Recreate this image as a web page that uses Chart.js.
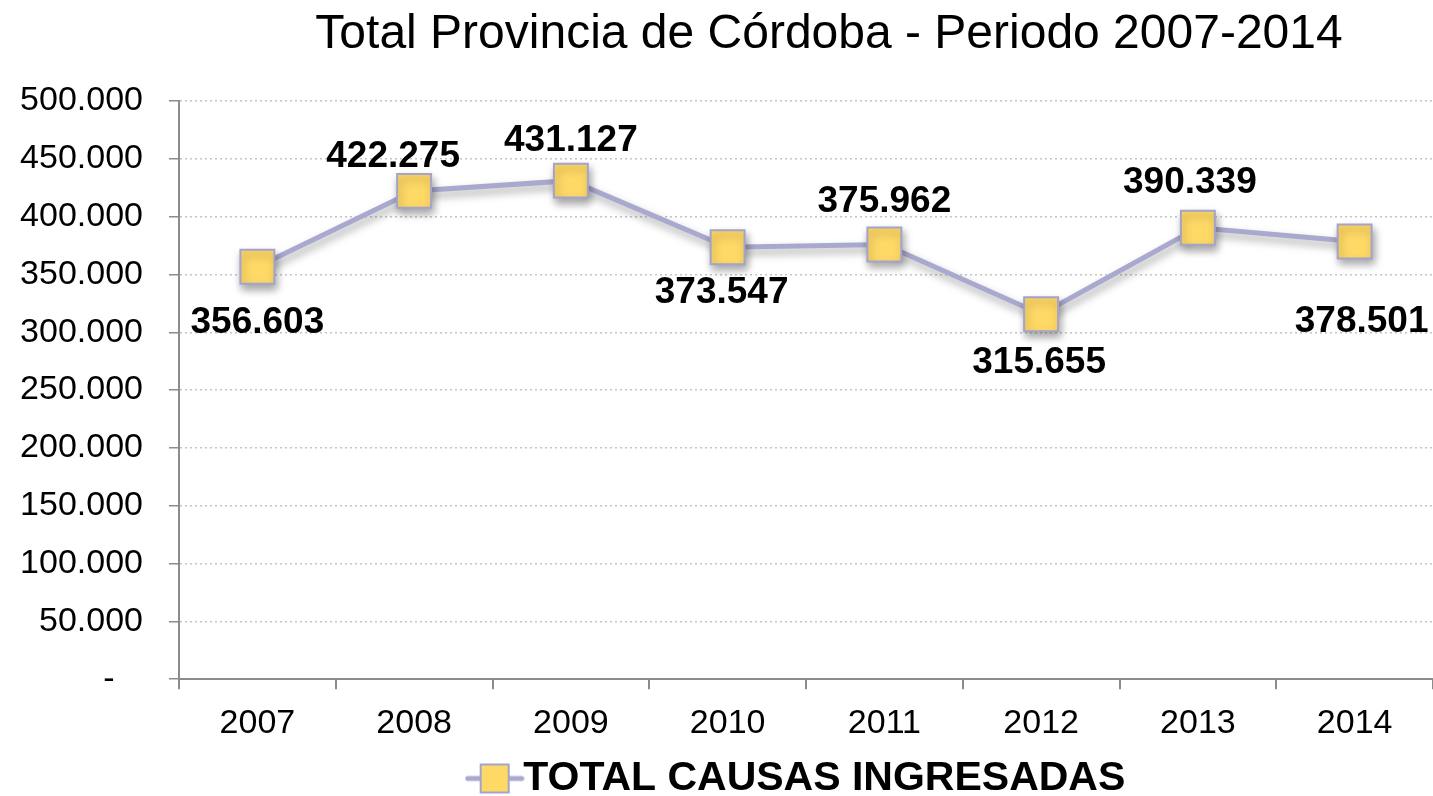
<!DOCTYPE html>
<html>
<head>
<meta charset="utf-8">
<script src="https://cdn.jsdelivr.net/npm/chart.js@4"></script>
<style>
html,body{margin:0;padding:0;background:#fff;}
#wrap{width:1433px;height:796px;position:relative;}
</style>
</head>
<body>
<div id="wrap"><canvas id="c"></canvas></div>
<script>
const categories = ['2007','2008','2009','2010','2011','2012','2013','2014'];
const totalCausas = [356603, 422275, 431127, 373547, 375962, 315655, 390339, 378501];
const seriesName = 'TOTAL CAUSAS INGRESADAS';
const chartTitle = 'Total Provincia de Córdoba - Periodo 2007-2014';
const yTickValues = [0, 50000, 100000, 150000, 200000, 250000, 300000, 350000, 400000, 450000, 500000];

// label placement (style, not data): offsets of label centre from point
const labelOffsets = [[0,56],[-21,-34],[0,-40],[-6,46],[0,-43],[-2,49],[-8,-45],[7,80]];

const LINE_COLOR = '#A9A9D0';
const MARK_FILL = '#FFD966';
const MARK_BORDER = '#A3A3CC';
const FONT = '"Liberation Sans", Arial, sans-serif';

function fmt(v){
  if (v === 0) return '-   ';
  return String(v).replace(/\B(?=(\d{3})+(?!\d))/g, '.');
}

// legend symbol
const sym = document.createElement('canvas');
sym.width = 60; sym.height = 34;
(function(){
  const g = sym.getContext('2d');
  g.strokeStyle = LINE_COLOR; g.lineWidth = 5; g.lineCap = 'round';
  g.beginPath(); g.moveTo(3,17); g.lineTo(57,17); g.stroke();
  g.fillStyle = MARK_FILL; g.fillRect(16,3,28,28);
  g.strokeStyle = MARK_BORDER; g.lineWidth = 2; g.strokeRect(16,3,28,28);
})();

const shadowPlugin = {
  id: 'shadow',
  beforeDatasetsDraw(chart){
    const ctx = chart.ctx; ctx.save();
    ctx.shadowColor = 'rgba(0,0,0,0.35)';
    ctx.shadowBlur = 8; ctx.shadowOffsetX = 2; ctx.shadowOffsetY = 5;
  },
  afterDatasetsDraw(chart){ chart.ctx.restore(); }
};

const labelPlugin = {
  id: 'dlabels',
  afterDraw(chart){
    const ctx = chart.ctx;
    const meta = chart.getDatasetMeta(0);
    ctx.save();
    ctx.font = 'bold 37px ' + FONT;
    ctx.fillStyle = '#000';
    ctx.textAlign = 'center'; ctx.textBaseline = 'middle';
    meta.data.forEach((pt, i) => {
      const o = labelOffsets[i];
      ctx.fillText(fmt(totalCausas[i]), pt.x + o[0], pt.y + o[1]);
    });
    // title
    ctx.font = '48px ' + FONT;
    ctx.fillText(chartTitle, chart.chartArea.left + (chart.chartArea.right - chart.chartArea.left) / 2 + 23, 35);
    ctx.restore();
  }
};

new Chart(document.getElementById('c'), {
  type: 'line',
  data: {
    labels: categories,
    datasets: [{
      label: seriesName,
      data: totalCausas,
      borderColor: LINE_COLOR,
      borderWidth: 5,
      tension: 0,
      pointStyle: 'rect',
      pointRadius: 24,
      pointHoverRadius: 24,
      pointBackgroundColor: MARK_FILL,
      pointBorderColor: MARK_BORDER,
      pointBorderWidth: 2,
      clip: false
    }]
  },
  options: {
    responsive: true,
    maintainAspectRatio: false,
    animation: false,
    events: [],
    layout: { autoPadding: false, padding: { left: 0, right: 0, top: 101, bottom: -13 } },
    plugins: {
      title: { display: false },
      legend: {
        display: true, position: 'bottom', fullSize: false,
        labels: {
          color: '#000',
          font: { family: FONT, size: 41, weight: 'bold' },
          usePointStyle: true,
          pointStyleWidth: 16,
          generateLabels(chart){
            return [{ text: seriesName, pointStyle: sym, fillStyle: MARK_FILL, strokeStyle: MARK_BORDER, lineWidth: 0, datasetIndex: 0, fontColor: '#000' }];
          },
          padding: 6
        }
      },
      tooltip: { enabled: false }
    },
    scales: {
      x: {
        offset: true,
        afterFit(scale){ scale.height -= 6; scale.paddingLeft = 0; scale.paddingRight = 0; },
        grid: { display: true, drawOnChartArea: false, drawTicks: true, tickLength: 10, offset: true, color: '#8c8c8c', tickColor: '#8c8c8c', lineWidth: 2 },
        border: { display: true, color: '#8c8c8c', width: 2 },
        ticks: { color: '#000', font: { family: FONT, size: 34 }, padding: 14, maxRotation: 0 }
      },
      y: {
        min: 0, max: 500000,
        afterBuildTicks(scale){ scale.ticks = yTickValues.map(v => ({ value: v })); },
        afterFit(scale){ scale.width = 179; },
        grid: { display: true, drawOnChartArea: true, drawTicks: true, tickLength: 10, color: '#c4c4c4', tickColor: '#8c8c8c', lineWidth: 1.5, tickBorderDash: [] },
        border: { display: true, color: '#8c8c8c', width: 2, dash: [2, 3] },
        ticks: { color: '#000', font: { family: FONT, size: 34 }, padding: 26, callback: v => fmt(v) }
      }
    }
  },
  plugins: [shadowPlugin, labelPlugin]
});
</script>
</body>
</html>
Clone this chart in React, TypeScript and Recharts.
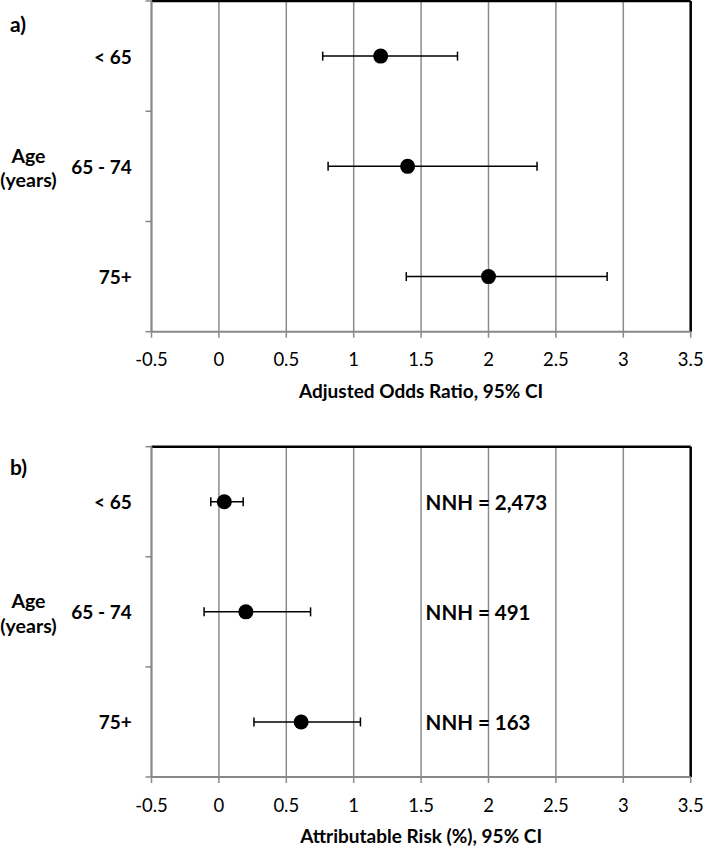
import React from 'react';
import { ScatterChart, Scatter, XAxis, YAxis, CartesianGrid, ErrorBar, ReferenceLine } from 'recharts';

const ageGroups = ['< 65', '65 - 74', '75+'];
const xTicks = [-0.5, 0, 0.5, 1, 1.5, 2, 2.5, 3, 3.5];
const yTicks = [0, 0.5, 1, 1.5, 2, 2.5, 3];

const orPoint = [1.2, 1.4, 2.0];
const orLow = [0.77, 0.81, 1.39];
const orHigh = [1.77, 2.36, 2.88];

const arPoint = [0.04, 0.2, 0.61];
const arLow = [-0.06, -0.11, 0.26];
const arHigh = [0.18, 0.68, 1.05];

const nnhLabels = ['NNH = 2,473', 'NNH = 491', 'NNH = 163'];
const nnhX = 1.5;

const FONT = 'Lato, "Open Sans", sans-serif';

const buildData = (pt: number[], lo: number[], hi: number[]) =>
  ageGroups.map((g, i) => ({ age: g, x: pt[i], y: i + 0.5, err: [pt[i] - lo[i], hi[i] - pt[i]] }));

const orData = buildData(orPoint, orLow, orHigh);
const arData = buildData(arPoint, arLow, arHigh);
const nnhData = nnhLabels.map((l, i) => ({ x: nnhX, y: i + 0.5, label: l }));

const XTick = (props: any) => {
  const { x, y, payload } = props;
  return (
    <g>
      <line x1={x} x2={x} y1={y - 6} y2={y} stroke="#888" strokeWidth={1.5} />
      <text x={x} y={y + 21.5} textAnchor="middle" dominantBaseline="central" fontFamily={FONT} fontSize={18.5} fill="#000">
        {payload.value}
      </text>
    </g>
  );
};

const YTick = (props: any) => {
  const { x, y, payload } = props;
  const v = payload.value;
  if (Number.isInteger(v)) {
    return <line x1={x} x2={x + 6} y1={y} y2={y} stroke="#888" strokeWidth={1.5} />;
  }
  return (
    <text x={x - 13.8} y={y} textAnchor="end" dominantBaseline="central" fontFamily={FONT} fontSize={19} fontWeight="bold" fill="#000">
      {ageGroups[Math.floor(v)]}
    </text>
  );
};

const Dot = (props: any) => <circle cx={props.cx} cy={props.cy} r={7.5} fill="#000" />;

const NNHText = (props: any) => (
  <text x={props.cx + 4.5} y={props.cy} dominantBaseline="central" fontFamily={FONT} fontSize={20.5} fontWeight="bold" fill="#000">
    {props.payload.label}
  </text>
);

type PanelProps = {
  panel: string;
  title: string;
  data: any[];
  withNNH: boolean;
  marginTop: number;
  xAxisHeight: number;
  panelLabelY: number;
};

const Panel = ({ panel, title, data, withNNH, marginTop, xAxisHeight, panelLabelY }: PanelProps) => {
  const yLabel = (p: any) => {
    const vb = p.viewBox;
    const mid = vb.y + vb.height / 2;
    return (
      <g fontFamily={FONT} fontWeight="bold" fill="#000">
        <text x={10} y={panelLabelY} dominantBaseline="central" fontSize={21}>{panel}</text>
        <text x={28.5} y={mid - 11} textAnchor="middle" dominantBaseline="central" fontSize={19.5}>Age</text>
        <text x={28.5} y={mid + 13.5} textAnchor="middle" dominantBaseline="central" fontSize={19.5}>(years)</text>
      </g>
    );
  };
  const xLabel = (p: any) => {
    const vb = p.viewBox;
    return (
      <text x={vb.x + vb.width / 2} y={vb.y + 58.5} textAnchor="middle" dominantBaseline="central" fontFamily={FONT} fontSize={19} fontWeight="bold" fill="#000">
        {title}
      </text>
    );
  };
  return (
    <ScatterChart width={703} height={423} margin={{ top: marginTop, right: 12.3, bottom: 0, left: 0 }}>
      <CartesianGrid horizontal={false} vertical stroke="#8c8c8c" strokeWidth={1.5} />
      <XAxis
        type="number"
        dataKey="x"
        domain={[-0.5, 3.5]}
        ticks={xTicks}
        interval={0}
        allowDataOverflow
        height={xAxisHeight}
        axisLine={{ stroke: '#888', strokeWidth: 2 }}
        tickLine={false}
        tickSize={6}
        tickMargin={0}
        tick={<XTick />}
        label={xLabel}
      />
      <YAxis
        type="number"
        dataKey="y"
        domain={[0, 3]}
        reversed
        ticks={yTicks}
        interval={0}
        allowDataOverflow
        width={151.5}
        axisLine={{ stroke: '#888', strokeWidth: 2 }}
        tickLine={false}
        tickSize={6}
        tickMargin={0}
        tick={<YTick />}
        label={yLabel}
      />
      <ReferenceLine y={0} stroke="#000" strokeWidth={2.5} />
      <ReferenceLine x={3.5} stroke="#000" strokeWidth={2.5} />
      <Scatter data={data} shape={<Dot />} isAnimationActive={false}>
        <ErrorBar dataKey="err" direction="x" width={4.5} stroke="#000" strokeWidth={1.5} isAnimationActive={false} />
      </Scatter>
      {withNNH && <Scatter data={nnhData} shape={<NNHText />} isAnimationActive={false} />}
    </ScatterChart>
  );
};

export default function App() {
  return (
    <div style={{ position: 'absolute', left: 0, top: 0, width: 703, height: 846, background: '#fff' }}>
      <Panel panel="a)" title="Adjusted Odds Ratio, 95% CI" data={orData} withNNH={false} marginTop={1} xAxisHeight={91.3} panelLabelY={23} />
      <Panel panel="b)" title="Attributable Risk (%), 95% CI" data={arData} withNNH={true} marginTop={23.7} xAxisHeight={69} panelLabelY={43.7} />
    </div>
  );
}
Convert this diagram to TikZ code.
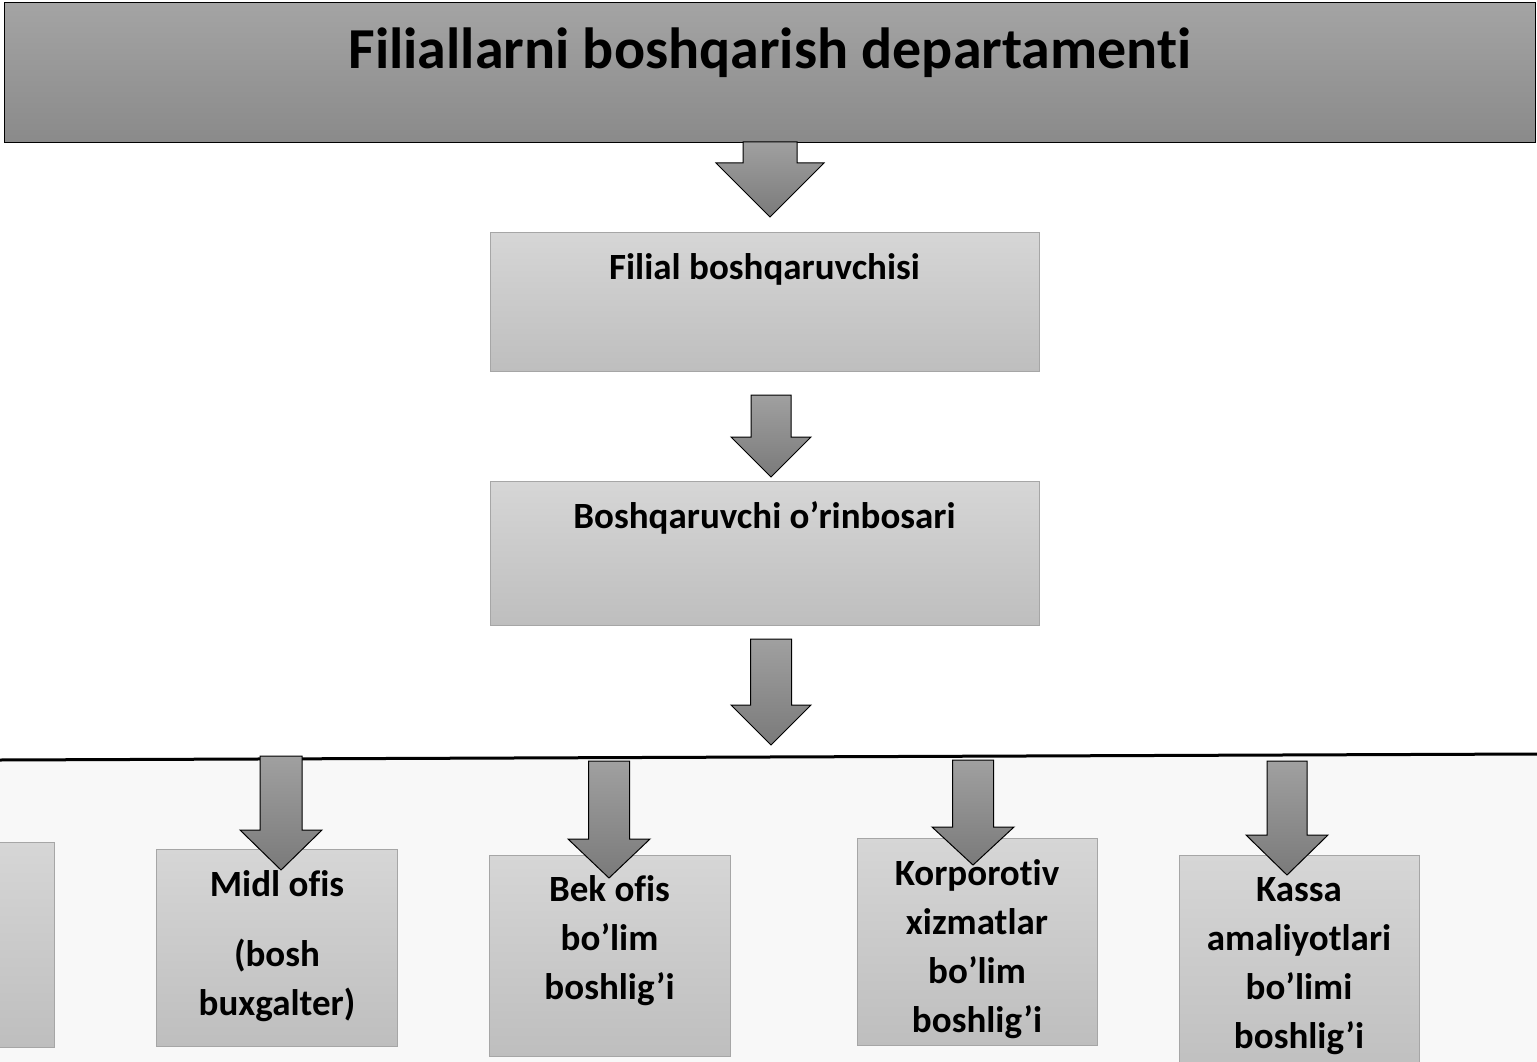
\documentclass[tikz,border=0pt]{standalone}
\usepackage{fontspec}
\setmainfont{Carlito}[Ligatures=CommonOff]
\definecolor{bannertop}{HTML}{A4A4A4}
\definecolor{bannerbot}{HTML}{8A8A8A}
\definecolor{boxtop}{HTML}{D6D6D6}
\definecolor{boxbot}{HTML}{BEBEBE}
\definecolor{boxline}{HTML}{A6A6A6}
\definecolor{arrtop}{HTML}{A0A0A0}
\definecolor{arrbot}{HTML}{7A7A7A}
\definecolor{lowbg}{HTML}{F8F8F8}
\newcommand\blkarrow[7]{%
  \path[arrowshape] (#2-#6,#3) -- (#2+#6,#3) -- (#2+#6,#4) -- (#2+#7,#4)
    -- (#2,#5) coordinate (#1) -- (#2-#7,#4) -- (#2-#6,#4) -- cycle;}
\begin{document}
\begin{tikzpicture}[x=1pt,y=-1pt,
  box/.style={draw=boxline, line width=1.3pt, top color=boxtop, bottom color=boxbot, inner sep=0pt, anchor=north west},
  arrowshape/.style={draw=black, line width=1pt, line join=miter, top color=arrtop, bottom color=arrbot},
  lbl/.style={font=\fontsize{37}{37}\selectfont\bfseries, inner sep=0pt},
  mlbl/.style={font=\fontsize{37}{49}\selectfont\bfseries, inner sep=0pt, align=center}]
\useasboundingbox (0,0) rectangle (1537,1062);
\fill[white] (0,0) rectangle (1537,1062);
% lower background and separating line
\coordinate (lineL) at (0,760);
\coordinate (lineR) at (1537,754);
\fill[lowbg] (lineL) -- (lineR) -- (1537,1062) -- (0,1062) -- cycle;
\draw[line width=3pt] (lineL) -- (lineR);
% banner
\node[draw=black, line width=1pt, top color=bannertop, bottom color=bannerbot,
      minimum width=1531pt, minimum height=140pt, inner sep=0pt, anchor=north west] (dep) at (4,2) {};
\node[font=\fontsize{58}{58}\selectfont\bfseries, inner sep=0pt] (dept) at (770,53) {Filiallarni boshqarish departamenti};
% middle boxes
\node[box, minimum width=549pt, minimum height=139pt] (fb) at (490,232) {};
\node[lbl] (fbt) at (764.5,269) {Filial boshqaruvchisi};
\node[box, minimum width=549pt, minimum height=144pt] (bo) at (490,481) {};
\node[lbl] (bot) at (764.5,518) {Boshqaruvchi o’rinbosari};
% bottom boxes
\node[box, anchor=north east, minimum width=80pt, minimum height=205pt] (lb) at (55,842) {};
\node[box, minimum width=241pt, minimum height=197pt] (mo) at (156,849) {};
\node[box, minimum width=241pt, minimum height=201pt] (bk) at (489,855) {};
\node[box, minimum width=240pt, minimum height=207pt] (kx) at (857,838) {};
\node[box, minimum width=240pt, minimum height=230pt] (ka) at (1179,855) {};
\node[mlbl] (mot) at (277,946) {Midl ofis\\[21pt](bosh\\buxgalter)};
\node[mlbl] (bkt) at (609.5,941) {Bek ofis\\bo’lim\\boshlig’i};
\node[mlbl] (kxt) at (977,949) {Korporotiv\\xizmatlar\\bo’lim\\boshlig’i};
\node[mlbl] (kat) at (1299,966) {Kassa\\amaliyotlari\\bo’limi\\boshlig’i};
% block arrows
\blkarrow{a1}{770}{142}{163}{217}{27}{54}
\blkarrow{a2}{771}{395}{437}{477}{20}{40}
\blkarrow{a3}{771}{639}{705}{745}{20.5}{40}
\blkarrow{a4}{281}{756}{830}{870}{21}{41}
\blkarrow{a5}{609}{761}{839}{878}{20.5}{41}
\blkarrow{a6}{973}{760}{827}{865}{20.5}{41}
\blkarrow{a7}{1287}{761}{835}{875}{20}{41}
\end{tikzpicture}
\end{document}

#### PROBLEM REQUIREMENTS
Above are records; repeat only the lines from the line with "Clone this chart" through the line with "const arHigh = [0.18, 0.68, 1.05];", and leave pictures out.

#### FINAL RESULT
Clone this chart in React, TypeScript and Recharts.
import React from 'react';
import { ScatterChart, Scatter, XAxis, YAxis, CartesianGrid, ErrorBar, ReferenceLine } from 'recharts';

const ageGroups = ['< 65', '65 - 74', '75+'];
const xTicks = [-0.5, 0, 0.5, 1, 1.5, 2, 2.5, 3, 3.5];
const yTicks = [0, 0.5, 1, 1.5, 2, 2.5, 3];

const orPoint = [1.2, 1.4, 2.0];
const orLow = [0.77, 0.81, 1.39];
const orHigh = [1.77, 2.36, 2.88];

const arPoint = [0.04, 0.2, 0.61];
const arLow = [-0.06, -0.11, 0.26];
const arHigh = [0.18, 0.68, 1.05];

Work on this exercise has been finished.